When the sun is out and the wind is still,

You’re one month on in the middle of May

But if you so much as dare to speak,

A cloud comes over the sunlit arch,

A wind comes off a frozen peak,

And you’re two months back in the middle of March.

— Two Tramps in Mud Time, Robert Frost, 1936

The last straw was finding where the crows went: downtown is where. On the first sunny morning in three weeks, but featuring a wind sharp enough to shave the teeth off a rasp, I slunk out of the office where I had just had my income tax extracted, and there they were, heckling and jeckling, crowing and caw-hawing me.

Back home the in-box was again overflowing with complaints of a winter that won’t end, and all the faint signs and portents of an unsprung spring. Sister in law, Caroline, gleefully reported finding the first wild crocus at the top of her hill above Pincher Creek. The next day, the Old Curmudgeon, Don Cahoon, found his first crocus in the foothills 120 km to the north. But the day after that, Caroline barely made it up her hill in her four-by-four on her road covered with 25 cm of new and still coming snow.

There are few reports of any spring fishing at all. In his last column for the Edmonton Sun, friend and colleague, Neil Waugh, superb scrivener of skunkings, reports on getting shut out on an early “duty” trip to the North Raven River.

The loudest and longest discussions online are of an April ritual, no matter what the weather: the constant yakkity-yak of mating, nest-building magpies, or “flying rats,” as one of the kinder emailers calls them. Then there is much hope about the return of the friendly neighbourhood merlins, their killdeer-like call evacuating whatever songbirds might have returned after surviving the magpies last summer, but also mercifully shutting up the apisci kakakes, as the Cree, resorting to onomatopoeia, named magpies for the way they sound.

Much of the street and email language about our April so far is decidedly unparliamentary, occasionally so foul, in fact, that I was driven to poetry, hoping for civilized discourse and enlightenment on April.
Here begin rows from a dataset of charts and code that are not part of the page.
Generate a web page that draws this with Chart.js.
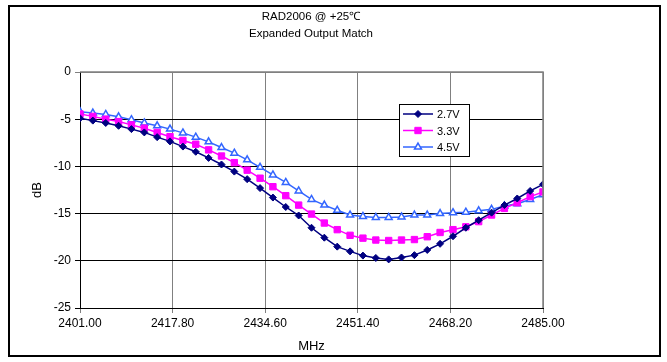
<!DOCTYPE html>
<html>
<head>
<meta charset="utf-8">
<script src="https://cdn.jsdelivr.net/npm/chart.js@4/dist/chart.umd.min.js"></script>
<style>
	html, body { margin: 0; padding: 0; background: #fff; }
	#wrap { width: 667px; height: 362px; }
</style>
</head>
<body>
<div id="wrap"><canvas id="match"></canvas></div>
<script>
// Data

let freqs = [
	2401.00, 2403.33, 2405.67, 2408.00, 2410.33, 2412.67, 2415.00, 2417.33, 2419.67, 2422.00,
	2424.33, 2426.67, 2429.00, 2431.33, 2433.67, 2436.00, 2438.33, 2440.67, 2443.00, 2445.33,
	2447.67, 2450.00, 2452.33, 2454.67, 2457.00, 2459.33, 2461.67, 2464.00, 2466.33, 2468.67,
	2471.00, 2473.33, 2475.67, 2478.00, 2480.33, 2482.67, 2485.00
];

let label27 = "2.7V";
let data27 = [
	-4.9, -5.15, -5.4, -5.7, -6.05, -6.4, -6.9, -7.35, -7.9, -8.45,
	-9.1, -9.8, -10.55, -11.35, -12.3, -13.3, -14.3, -15.2, -16.5, -17.55,
	-18.5, -19.0, -19.45, -19.7, -19.85, -19.65, -19.4, -18.85, -18.2, -17.4,
	-16.5, -15.7, -14.9, -14.1, -13.4, -12.6, -11.9
];

let label33 = "3.3V";
let data33 = [
	-4.45, -4.7, -5.0, -5.25, -5.6, -5.95, -6.4, -6.85, -7.25, -7.65,
	-8.25, -8.9, -9.6, -10.4, -11.25, -12.15, -13.1, -14.1, -15.05, -16.0,
	-16.7, -17.3, -17.6, -17.8, -17.85, -17.8, -17.75, -17.45, -17.0, -16.7,
	-16.4, -15.85, -15.15, -14.45, -13.85, -13.2, -12.7
];

let label45 = "4.5V";
let data45 = [
	-4.2, -4.35, -4.5, -4.75, -5.05, -5.4, -5.7, -6.05, -6.45, -6.9,
	-7.4, -8.0, -8.6, -9.3, -10.1, -10.9, -11.7, -12.6, -13.5, -14.1,
	-14.65, -15.15, -15.3, -15.4, -15.4, -15.35, -15.15, -15.15, -15.0, -14.9,
	-14.85, -14.7, -14.55, -14.2, -13.95, -13.5, -13.0
];

let xTicks = [2401.00, 2417.80, 2434.60, 2451.40, 2468.20, 2485.00];
let yTicks = [0, -5, -10, -15, -20, -25];

let titleLines = ["RAD2006 @ +25\u2103", "Expanded Output Match"];

const font = "'Liberation Sans', Arial, sans-serif";

function toPoints(values) {
	return values.map((v, i) => ({ x: freqs[i], y: v }));
}

// border, title and legend box drawn by hand (Excel style)
const excelDecor = {
	id: "excelDecor",
	beforeDraw(chart) {
		const ctx = chart.ctx;
		ctx.save();
		ctx.fillStyle = "#fff";
		ctx.fillRect(0, 0, chart.width, chart.height);
		ctx.restore();
	},
	afterDraw(chart) {
		const ctx = chart.ctx;
		const area = chart.chartArea;
		ctx.save();

		// outer frame
		ctx.strokeStyle = "#000";
		ctx.lineWidth = 2;
		ctx.strokeRect(9, 6, 651, 350);

		// title
		ctx.fillStyle = "#000";
		ctx.font = "11.5px " + font;
		ctx.textAlign = "center";
		ctx.textBaseline = "middle";
		ctx.fillText(titleLines[0], 311, 17);
		ctx.fillText(titleLines[1], 311, 34);

		// legend
		const lx = 399.5, ly = 104.5, lw = 70, lh = 52;
		ctx.fillStyle = "#fff";
		ctx.fillRect(lx, ly, lw, lh);
		ctx.strokeStyle = "#000";
		ctx.lineWidth = 1;
		ctx.strokeRect(lx, ly, lw, lh);

		ctx.font = "11px " + font;
		ctx.textAlign = "left";
		chart.data.datasets.forEach((ds, i) => {
			const y = 114 + i * 16.5;
			ctx.strokeStyle = ds.borderColor;
			ctx.lineWidth = ds.borderWidth;
			ctx.beginPath();
			ctx.moveTo(403, y);
			ctx.lineTo(433, y);
			ctx.stroke();
			ctx.fillStyle = ds.pointBackgroundColor;
			ctx.strokeStyle = ds.borderColor;
			ctx.lineWidth = ds.pointBorderWidth;
			Chart.helpers.drawPoint(ctx, {
				pointStyle: ds.pointStyle,
				radius: ds.pointRadius,
				rotation: 0,
				borderWidth: ds.pointBorderWidth
			}, 418, y);
			ctx.fillStyle = "#000";
			ctx.fillText(ds.label, 437, y + 1);
		});

		// plot area edges (top and right in grey)
		ctx.strokeStyle = "#808080";
		ctx.lineWidth = 1.5;
		ctx.beginPath();
		ctx.moveTo(area.left, area.top);
		ctx.lineTo(area.right, area.top);
		ctx.lineTo(area.right, area.bottom);
		ctx.stroke();

		ctx.restore();
	}
};

let matchChart = new Chart(document.getElementById("match").getContext("2d"), {
	type: "line",
	data: {
		datasets: [
			{
				label: label27,
				data: toPoints(data27),
				borderColor: "#000080",
				backgroundColor: "#000080",
				pointBackgroundColor: "#000080",
				borderWidth: 1.5,
				pointStyle: "rectRot",
				pointRadius: 3.5,
				pointBorderWidth: 1,
				fill: false
			},
			{
				label: label33,
				data: toPoints(data33),
				borderColor: "#ff00ff",
				backgroundColor: "#ff00ff",
				pointBackgroundColor: "#ff00ff",
				borderWidth: 1.5,
				pointStyle: "rect",
				pointRadius: 4.5,
				pointBorderWidth: 1,
				fill: false
			},
			{
				label: label45,
				data: toPoints(data45),
				borderColor: "#3366ff",
				backgroundColor: "#ffffff",
				pointBackgroundColor: "#ffffff",
				borderWidth: 1.5,
				pointStyle: "triangle",
				pointRadius: 4,
				pointBorderWidth: 1.5,
				fill: false
			}
		]
	},
	options: {
		responsive: true,
		maintainAspectRatio: false,
		animation: false,
		layout: {
			padding: { top: 72, right: 124, left: 0, bottom: 8 }
		},
		plugins: {
			legend: { display: false },
			title: { display: false },
			tooltip: { enabled: false }
		},
		scales: {
			x: {
				type: "linear",
				min: 2401,
				max: 2485,
				afterBuildTicks: scale => {
					scale.ticks = xTicks.map(v => ({ value: v }));
				},
				afterFit: scale => {
					scale.height = 46;
				},
				ticks: {
					color: "#000",
					font: { family: font, size: 12 },
					maxRotation: 0,
					padding: 3,
					callback: v => v.toFixed(2)
				},
				grid: {
					color: "#808080",
					lineWidth: 1,
					tickLength: 5
				},
				border: { color: "#000", width: 1 },
				title: {
					display: true,
					text: "MHz",
					color: "#000",
					font: { family: font, size: 13 },
					padding: { top: 4, bottom: 0 }
				}
			},
			y: {
				min: -25,
				max: 0,
				afterBuildTicks: scale => {
					scale.ticks = yTicks.map(v => ({ value: v }));
				},
				afterFit: scale => {
					scale.width = 80;
				},
				ticks: {
					color: "#000",
					font: { family: font, size: 12 },
					padding: 4
				},
				grid: {
					color: ctx => (ctx.tick && ctx.tick.value === 0 ? "#808080" : "#000"),
					lineWidth: 1,
					tickLength: 5
				},
				border: { color: "#000", width: 1 },
				title: {
					display: true,
					text: "dB",
					color: "#000",
					font: { family: font, size: 13 },
					padding: { top: 30, bottom: 0 }
				}
			}
		}
	},
	plugins: [excelDecor]
});
</script>
</body>
</html>
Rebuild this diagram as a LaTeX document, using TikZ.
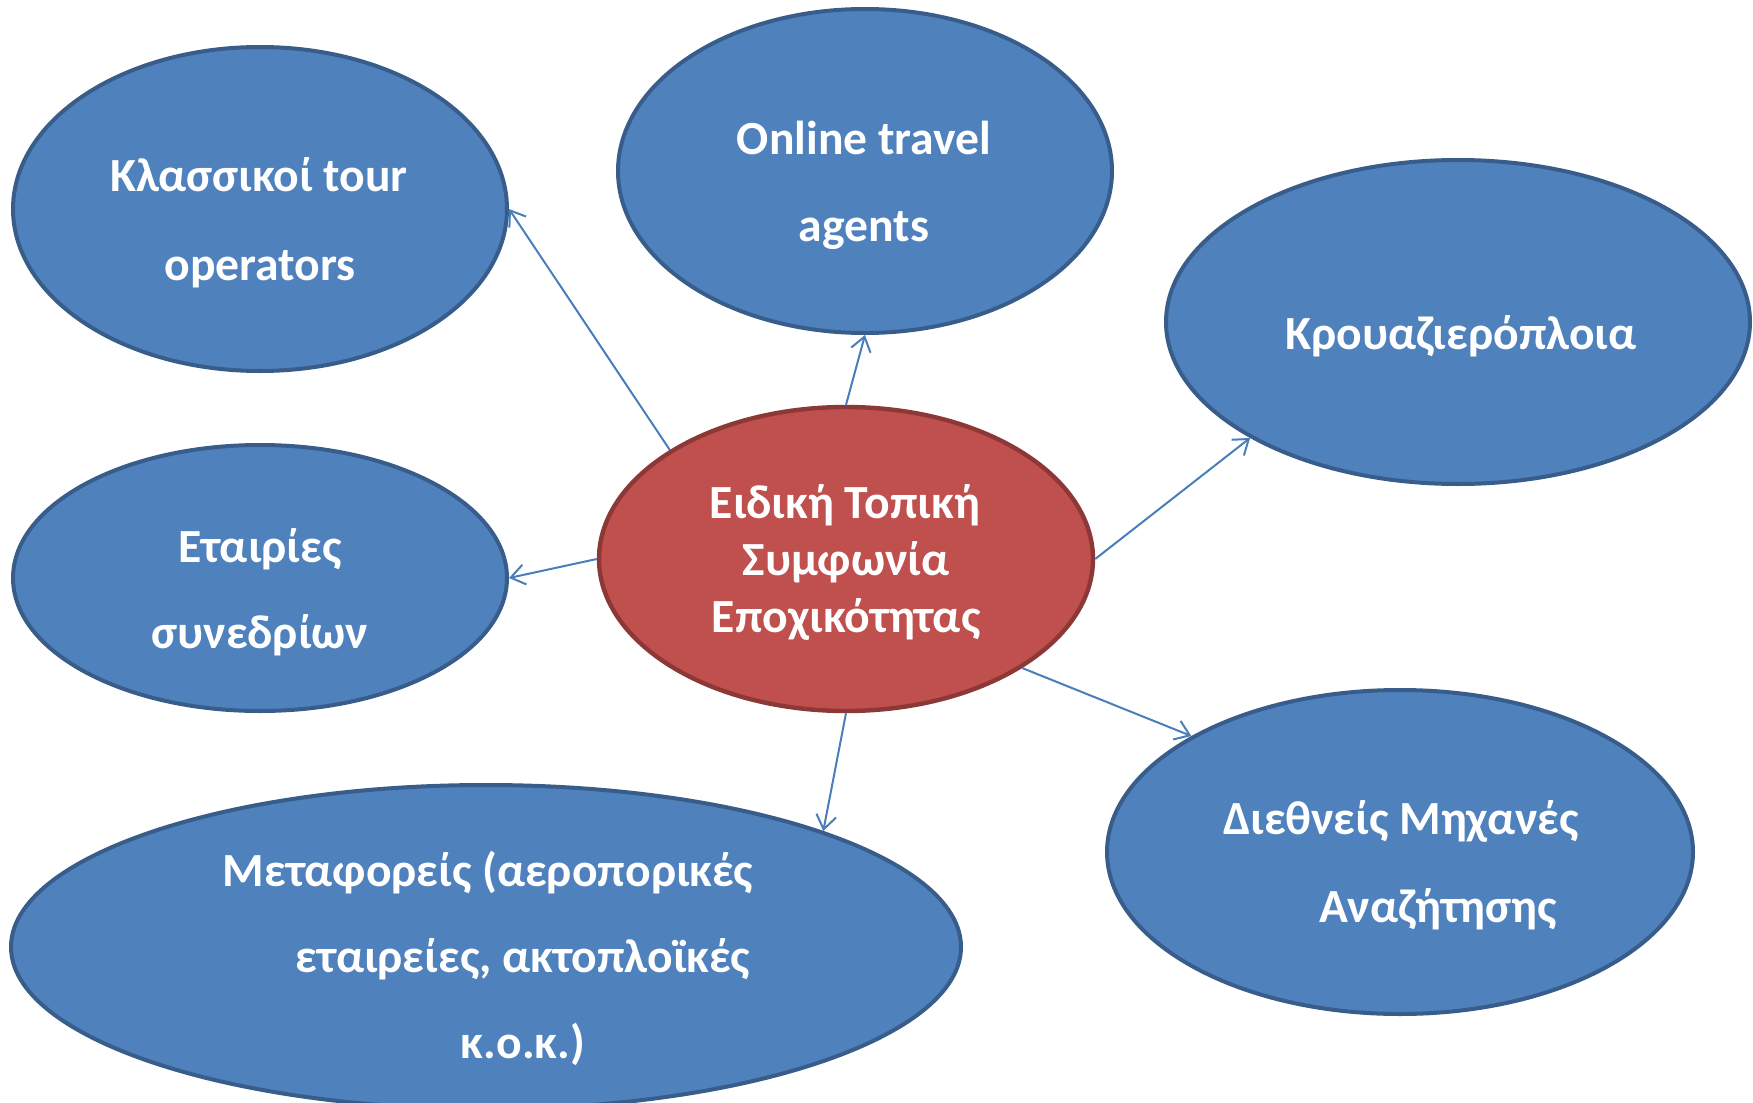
\documentclass[tikz,border=0pt]{standalone}
\usepackage{fontspec}
\setmainfont{Carlito}
\usetikzlibrary{arrows.meta,shapes.geometric}
\definecolor{bfill}{HTML}{4F81BD}
\definecolor{bline}{HTML}{385D8A}
\definecolor{rfill}{HTML}{C0504D}
\definecolor{rline}{HTML}{8C3836}
\definecolor{aline}{HTML}{4A7EBB}
\tikzset{
  bell/.style={ellipse, draw=bline, fill=bfill, line width=2pt, inner sep=0pt},
  rell/.style={ellipse, draw=rline, fill=rfill, line width=2.2pt, inner sep=0pt},
  txt/.style={anchor=base, inner sep=0pt, text=white, font=\fontsize{23.8pt}{28pt}\selectfont\bfseries},
  conn/.style={draw=aline, line width=1pt, -{Straight Barb[length=7pt,width=10pt,line width=1pt]}}
}
\begin{document}
\begin{tikzpicture}[x=0.5pt,y=-0.5pt]
\useasboundingbox (0,0) rectangle (1753,1103);
\clip (0,0) rectangle (1753,1103);
\node[bell, minimum width=475pt, minimum height=162pt] (m) at (486,947) {};
\node[bell, minimum width=247pt, minimum height=162pt] (k) at (260,209) {};
\node[bell, minimum width=247pt, minimum height=162pt] (o) at (865,171) {};
\node[bell, minimum width=292pt, minimum height=162pt] (kr) at (1458,322) {};
\node[bell, minimum width=247pt, minimum height=133pt] (e) at (260,578) {};
\node[bell, minimum width=293pt, minimum height=162pt] (d) at (1400,852) {};
\node[rell, minimum width=247pt, minimum height=152pt] (c) at (846,559) {};
% texts
\node[txt] (k1) at (259,191) {Κλασσικοί tour};
\node[txt] (k2) at (260,280) {operators};
\node[txt] (o1) at (864,154) {Online travel};
\node[txt] (o2) at (864,241) {agents};
\node[txt] (kr1) at (1461,349) {Κρουαζιερόπλοια};
\node[txt] (e1) at (260,562) {Εταιρίες};
\node[txt] (e2) at (260,648) {συνεδρίων};
\node[txt] (c1) at (845,518) {Ειδική Τοπική};
\node[txt] (c2) at (846,575) {Συμφωνία};
\node[txt] (c3) at (846,632) {Εποχικότητας};
\node[txt] (m1) at (488,886) {Μεταφορείς (αεροπορικές};
\node[txt] (m2) at (523,972) {εταιρείες, ακτοπλοϊκές};
\node[txt] (m3) at (523,1058) {κ.ο.κ.)};
\node[txt] (d1) at (1401,834) {Διεθνείς Μηχανές};
\node[txt] (d2) at (1438,922) {Αναζήτησης};
% connectors
\draw[conn] (c.north west) -- (k.east);
\draw[conn] (c.north) -- (o.south);
\draw[conn] (c.east) -- (kr.south west);
\draw[conn] (c.west) -- (e.east);
\draw[conn] (c.south) -- (m.north east);
\draw[conn] (c.south east) -- (d.north west);
\end{tikzpicture}
\end{document}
Immediately I found that April is National Poetry Month, and that no other month is mentioned half as much as April in Shakespeare’s work, which is not surprising, since it was the month of his birth and death, although he did not know the latter yet.

At the end of the 14th century, in the prologue to The Canterbury Tales, Chaucer gave one of the mildest views of April as renewal: (translated from middle English): “When, in April, sweet showers fall … That genders forth the flowers … Then do folk long to go on pilgrimages.” (Me: to a holy trout stream, maybe?)

A century or so later, April’s foolery was creeping in, to this, from Shakespeare’s To Gentlemen of Verona, foreshadowing Frost in the excerpt quoted to start this column: “The unglory of an April day, Which now shows all the beauty of the sun, And by and by a cloud takes all away.”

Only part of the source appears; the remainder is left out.